Opinión

Andrés, un príncipe sin honor

La transparencia es siempre la mejor solución para gestionar una institución, que goza de buena salud en las democracias

Isabel II tomó la dolorosa decisión de apartar a su hijo predilecto, el príncipe Andrés, de sus rangos militares y patronazgos. A la condición de vicealmirante honorario unía otros nombramientos de este mismo carácter, en un estilo muy británico, que afortunadamente, vista la experiencia, no existen en nuestro país. En el Reino Unido era coronel de la Grenadier Guards, los Royal Lancers, el Royal Irish Regiment, la Small Arms School Corps, el Yorkshire Regiment y el Royal Highland Fusiliers; comodoro de la Royal Air Force Lossiemouth y de la Fleet Air Arm, así como almirante del Sea Cadet Corps. En Nueva Zelanda era coronel en jefe del Royal New Zealand Army Logistic Regiment, mientras que en Canadá lo era del Queen’s York Rangers, el Royal Hinghland Fusiliers of Canada y el Princess Louise Fusiliers. A esto unía un conjunto de condecoraciones entre las que se encuentra una muy divertida por su «largo servicio y buena conducta». La más destacada es la de caballero de la Orden de la Jarretera. Por supuesto, no tenía ningún mérito relevante para asumir estos rangos o condecoraciones salvo la condición de hijo de Isabel II.

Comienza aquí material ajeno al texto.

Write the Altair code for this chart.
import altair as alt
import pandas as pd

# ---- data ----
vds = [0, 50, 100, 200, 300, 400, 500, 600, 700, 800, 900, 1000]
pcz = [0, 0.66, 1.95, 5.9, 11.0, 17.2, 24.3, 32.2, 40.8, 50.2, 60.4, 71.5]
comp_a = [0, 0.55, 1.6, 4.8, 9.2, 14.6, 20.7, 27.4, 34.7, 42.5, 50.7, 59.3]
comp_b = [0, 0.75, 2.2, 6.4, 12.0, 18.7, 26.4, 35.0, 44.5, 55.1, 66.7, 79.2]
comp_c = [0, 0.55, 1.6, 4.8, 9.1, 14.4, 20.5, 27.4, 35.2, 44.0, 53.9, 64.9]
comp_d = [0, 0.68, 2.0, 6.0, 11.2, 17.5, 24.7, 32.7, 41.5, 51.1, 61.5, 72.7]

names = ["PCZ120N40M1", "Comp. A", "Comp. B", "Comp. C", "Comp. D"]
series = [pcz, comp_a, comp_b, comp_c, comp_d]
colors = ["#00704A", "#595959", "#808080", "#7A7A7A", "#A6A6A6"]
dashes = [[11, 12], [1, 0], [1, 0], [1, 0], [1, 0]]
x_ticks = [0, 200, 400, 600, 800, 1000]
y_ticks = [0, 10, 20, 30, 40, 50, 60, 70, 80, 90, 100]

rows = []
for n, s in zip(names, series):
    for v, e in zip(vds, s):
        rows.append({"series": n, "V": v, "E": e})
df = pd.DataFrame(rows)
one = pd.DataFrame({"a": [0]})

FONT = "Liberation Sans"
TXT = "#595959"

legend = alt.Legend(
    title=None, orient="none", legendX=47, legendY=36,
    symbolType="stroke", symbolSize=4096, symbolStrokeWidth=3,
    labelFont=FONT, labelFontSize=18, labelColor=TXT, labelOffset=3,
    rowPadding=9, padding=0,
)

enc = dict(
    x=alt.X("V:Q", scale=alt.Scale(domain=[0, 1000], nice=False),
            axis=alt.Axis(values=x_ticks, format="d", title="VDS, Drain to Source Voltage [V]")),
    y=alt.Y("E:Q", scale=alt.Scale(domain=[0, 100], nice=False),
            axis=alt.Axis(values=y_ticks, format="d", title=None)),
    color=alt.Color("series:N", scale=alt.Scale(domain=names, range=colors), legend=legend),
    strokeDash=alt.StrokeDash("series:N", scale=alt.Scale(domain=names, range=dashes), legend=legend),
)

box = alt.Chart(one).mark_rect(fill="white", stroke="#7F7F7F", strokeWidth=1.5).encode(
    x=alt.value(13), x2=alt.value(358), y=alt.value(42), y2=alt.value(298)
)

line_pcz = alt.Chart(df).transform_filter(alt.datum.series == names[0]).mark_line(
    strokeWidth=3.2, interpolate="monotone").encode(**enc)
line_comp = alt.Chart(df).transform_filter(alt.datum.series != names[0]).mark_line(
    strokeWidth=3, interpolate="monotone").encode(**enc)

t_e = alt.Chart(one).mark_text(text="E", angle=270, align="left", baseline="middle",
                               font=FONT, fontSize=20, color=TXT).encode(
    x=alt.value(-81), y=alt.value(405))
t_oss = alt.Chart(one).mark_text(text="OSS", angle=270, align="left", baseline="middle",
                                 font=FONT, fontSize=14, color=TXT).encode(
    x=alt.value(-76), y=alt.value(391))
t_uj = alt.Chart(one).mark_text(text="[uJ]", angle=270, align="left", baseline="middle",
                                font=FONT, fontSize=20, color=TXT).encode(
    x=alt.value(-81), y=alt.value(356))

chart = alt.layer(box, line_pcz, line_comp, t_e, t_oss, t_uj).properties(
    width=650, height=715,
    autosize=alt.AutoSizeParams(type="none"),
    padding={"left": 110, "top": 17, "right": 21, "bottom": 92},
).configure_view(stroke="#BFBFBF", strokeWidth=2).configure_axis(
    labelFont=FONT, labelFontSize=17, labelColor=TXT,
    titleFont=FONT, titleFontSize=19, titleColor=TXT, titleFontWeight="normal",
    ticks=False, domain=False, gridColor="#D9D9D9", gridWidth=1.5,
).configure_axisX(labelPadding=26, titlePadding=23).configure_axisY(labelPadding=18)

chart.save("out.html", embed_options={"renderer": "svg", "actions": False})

Una de las consecuencias del Comunicado Real será que no podrá usar el título de Alteza Real. Los papeles que asumía se distribuirán entre otros miembros de la Familia Real a partir de lo que decida la Reina. Hay que reconocer que no es ninguna gran pérdida y los oficiales y soldados de estos regimientos podrán respirar tranquilos perdiendo de vista a semejante patán. No es bueno tener a un príncipe sin honor en organizaciones benéficas. Lo sucedido permite reflexionar sobre la posición de los miembros de una Familia Real y la actividad que deben desempeñar. Nacidos en una situación de privilegio y acostumbrados a una vida ociosa, con la excepción del titular de la Corona y su consorte así como el heredero o heredera, resulta evidente que la salida más juiciosa es exigirles una ejemplaridad sin mácula y apartarlos de cualquier tentación económica o social. La otra opción, la más sensata, es que sean ciudadanos corrientes. La transparencia es siempre la mejor solución para gestionar una institución singular, que goza de buena salud en las democracias a pesar de los escándalos.